Singer gioca con uno spettatore che si rivela essere l’inconsapevole vittima, proprio come il detective, della fitta rete di menzogne intessute nel racconto di Verbal. Il tacito accordo tra autore e spettatore viene così, senza troppe remore, infranto: i flashback che danno vita e immagini al racconto di Verbal altro non sono che finzione. Singer è abilissimo nel tenerci all’amo, persino le scelte delle inquadrature dell’interrogatorio di Verbal sono costruite ad hoc per trarci in inganno: un semplice campo e controcampo in cui il detective viene spesso inquadrato dal basso verso l’alto, angolazione che viene impiegata per sottolineare il suo grado di preponderanza rispetto al sospettato (seduto sulla sedia), il quale viene invece inquadrato dall’alto in basso. Abbiamo così la sensazione che sia il detective a muovere le fila e illusione e inganno, ben orchestrati, trovano ulteriore beffa nel momento della rivelazione finale.

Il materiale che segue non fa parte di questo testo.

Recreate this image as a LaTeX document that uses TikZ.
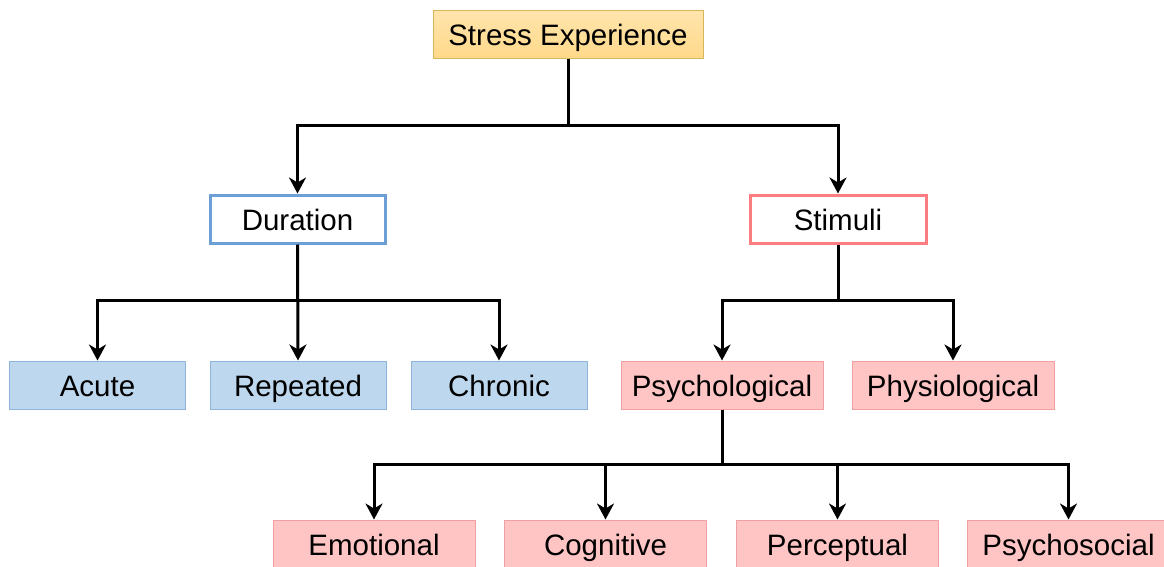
\documentclass[tikz,border=0pt]{standalone}
\usepackage{fontspec}
\setmainfont{Liberation Sans}
\usetikzlibrary{arrows.meta}
\definecolor{topfill}{HTML}{FFD98A}
\definecolor{topline}{HTML}{D6B656}
\definecolor{durline}{HTML}{6C9FD6}
\definecolor{stimline}{HTML}{FF7C80}
\definecolor{bluefill}{HTML}{BDD7EE}
\definecolor{blueline}{HTML}{8EB4DA}
\definecolor{pinkfill}{HTML}{FFC4C4}
\definecolor{pinkline}{HTML}{F0A0A0}
\tikzset{
  x=1pt, y=-1pt,
  box/.style={minimum height=48pt, inner sep=0pt, text height=22pt, text depth=0pt,
    font=\fontsize{29.5}{34}\selectfont, text=black},
  rootbox/.style={box, minimum width=270pt, top color=topfill!70!white, bottom color=topfill, draw=topline, line width=1pt},
  durbox/.style={box, minimum width=175pt, fill=white, draw=durline, line width=3pt},
  stimbox/.style={box, minimum width=176pt, fill=white, draw=stimline, line width=3pt},
  bluebox/.style={box, minimum width=176pt, fill=bluefill, draw=blueline, line width=1pt},
  pinkbox/.style={box, minimum width=202pt, fill=pinkfill, draw=pinkline, line width=1pt},
  link/.style={line width=3pt, -{Stealth[length=16pt, width=17pt, inset=5pt]}},
}
\begin{document}
\begin{tikzpicture}
\useasboundingbox (0,0) rectangle (1164,566);
\clip (0,0) rectangle (1164,566);
\fill[white] (0,0) rectangle (1164,566);

% top level
\node[rootbox] (root) at (568,34) {Stress Experience};

% second level
\node[durbox]  (dur)  at (297.5,219) {Duration};
\node[stimbox] (stim) at (838,219) {Stimuli};

% duration branch
\node[bluebox] (acute)    at (97.5,385) {Acute};
\node[bluebox] (repeated) at (298,385)  {Repeated};
\node[bluebox] (chronic)  at (499,385)  {Chronic};

% stimuli branch
\node[pinkbox] (psych) at (722,385) {Psychological};
\node[pinkbox] (phys)  at (953,385) {Physiological};

% psychological branch
\node[pinkbox] (emo)  at (374,544)  {Emotional};
\node[pinkbox] (cog)  at (605.5,544) {Cognitive};
\node[pinkbox] (perc) at (837.5,544) {Perceptual};
\node[pinkbox] (psoc) at (1068.5,544) {Psychosocial};

% connectors
\draw[link] (root.south) |- (297.5,125) -- (dur.north);
\draw[link] (root.south) |- (838,125) -- (stim.north);

\draw[link] (dur.south) |- (97.5,300) -- (acute.north);
\draw[link] (dur.south) -- (repeated.north);
\draw[link] (dur.south) |- (499,300) -- (chronic.north);

\draw[link] (stim.south) |- (722,300) -- (psych.north);
\draw[link] (stim.south) |- (953,300) -- (phys.north);

\draw[link] (psych.south) |- (374,464) -- (emo.north);
\draw[link] (psych.south) |- (605.5,464) -- (cog.north);
\draw[link] (psych.south) |- (837.5,464) -- (perc.north);
\draw[link] (psych.south) |- (1068.5,464) -- (psoc.north);
\end{tikzpicture}
\end{document}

Quando il detective inizia a ricomporre il puzzle di indizi disseminati della stanza, lascia cadere la tazza del caffè, quest’ultima si infrange al suolo rivelando il nome “Kobayashi”: l'ennesimo spunto di ispirazione della storia raccontata da Verbal (Kobayashi è infatti il nome dell’avvocato di Keyzer Söze). È ironico notare come proprio la posizione di inferiorità ricoperta dal personaggio di Spacey (seduto su una sedia e costretto a rapportarsi con il detective dal basso verso l’alto) gli abbia in realtà permesso di tessere quella rete di menzogne nella quale, sia noi che il poliziotto, siamo finiti intrappolati.

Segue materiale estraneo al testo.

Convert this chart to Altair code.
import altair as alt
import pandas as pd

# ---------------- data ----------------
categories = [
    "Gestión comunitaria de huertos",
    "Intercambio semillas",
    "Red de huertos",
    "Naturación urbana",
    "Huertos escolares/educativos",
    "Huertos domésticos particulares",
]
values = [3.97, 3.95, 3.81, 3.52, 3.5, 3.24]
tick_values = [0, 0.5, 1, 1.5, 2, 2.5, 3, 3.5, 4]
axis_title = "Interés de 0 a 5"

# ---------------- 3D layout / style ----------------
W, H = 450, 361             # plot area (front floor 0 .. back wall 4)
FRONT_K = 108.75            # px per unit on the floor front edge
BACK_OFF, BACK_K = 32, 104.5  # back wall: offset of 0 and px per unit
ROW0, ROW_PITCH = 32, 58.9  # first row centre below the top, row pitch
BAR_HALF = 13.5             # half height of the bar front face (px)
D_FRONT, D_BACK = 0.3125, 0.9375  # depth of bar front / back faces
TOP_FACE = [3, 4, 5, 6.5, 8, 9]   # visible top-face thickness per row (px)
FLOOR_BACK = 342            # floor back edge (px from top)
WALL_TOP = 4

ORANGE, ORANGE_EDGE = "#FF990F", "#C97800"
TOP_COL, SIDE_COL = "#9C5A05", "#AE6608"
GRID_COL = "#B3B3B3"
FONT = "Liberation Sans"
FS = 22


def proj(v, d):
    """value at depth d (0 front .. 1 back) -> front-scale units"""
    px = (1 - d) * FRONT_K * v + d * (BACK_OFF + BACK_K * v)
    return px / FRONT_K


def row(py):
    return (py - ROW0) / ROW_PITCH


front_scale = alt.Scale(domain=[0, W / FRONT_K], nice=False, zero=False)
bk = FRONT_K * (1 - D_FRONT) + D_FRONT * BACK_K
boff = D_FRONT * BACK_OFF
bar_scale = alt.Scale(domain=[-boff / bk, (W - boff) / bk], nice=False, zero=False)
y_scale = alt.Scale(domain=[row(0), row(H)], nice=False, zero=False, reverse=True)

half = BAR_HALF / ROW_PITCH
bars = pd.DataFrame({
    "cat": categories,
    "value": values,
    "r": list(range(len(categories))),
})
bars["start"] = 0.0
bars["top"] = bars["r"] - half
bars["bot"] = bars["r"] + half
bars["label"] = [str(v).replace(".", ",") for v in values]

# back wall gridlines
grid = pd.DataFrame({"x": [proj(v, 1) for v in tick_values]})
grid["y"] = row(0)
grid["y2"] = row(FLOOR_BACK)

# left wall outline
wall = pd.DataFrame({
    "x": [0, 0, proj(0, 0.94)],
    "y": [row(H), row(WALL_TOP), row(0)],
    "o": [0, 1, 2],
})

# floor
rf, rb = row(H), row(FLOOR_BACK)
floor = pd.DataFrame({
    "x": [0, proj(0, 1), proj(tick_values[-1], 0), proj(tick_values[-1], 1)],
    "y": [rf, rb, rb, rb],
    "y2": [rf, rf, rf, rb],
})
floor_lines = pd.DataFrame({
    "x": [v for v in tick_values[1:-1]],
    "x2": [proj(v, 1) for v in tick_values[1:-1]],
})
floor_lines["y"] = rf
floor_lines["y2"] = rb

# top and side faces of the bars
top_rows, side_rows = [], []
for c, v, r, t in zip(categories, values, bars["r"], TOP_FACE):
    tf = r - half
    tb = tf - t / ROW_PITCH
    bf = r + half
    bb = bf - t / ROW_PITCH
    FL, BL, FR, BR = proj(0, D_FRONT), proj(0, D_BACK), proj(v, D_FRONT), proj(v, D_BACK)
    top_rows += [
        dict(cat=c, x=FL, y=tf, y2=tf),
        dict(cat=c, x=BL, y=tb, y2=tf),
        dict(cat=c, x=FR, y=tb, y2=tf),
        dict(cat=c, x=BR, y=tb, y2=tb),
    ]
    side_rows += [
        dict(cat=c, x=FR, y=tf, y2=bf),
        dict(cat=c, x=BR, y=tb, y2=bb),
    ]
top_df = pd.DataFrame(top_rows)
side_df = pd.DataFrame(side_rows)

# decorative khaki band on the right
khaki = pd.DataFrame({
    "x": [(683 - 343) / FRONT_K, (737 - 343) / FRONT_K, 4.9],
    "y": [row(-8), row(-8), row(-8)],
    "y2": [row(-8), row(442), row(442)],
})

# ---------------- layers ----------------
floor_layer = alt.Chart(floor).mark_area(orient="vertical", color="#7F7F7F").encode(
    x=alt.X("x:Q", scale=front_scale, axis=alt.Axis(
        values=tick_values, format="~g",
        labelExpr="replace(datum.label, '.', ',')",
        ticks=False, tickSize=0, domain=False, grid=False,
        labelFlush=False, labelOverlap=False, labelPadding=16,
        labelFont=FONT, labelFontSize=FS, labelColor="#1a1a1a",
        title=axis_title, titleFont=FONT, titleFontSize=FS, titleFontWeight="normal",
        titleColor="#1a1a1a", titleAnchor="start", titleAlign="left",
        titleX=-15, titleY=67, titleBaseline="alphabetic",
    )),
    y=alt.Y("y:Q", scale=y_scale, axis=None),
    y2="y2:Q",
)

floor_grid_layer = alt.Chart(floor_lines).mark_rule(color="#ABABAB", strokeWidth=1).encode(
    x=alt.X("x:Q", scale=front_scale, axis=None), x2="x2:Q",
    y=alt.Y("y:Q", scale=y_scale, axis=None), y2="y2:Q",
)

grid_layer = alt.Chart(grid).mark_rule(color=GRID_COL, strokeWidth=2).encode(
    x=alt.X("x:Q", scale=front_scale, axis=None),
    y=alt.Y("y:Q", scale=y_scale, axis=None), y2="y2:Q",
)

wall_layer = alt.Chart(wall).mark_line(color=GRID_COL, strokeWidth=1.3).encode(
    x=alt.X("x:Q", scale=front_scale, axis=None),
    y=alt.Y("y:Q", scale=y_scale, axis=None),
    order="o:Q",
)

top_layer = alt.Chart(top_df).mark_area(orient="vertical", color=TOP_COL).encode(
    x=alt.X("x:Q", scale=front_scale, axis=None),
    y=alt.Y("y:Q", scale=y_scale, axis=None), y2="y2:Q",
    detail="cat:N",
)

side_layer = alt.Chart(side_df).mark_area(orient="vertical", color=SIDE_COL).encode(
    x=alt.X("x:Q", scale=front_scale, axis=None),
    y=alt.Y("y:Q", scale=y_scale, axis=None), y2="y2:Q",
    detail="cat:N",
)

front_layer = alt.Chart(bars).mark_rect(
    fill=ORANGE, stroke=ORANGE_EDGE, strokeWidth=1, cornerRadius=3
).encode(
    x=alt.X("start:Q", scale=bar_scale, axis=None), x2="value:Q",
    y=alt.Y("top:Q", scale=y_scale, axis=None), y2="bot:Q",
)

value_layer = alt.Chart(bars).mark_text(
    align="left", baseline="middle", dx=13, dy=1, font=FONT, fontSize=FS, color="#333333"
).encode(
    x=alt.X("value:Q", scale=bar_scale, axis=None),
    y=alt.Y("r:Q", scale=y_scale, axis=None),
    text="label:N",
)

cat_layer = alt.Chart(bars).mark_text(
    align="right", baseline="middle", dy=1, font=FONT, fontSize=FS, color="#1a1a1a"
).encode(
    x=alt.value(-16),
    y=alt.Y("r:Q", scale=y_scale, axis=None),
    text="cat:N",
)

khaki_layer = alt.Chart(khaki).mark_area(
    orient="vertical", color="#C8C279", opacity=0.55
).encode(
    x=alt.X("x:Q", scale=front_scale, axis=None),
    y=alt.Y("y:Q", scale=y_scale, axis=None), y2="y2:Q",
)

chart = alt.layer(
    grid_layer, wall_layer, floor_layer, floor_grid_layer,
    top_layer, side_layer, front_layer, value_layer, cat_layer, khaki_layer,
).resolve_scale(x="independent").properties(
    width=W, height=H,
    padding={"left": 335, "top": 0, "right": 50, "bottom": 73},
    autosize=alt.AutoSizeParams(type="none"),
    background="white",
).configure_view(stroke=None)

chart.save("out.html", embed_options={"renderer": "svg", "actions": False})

I soliti sospetti, insieme a titoli come Il silenzio degli innocenti (1991) e Seven (1995), rappresenta in virtù di tutti questi aspetti quel filone di film thriller/investigativi che ha contraddistinto gli anni ’90. A metà pellicola Singer è abilissimo a spostare il focus del detective e di noi spettatori: la domanda a cui tutti noi vogliamo trovare una risposta è “chi è Keyzer Söze?”. Per noi investigatori la risoluzione finale a questa domanda avrà un costo altissimo: scoprire che tutto ciò a cui abbiamo assistito, tutte le parole dei Verbal (che altro non è che lo stesso regista, colui che muove i fili della narrazione) e tutte le immagini che ci sono state spacciate come vere, altro non fanno che contribuire a tenere in piedi la grande menzogna, la finzione di cui lo stesso cinema si fa portatore.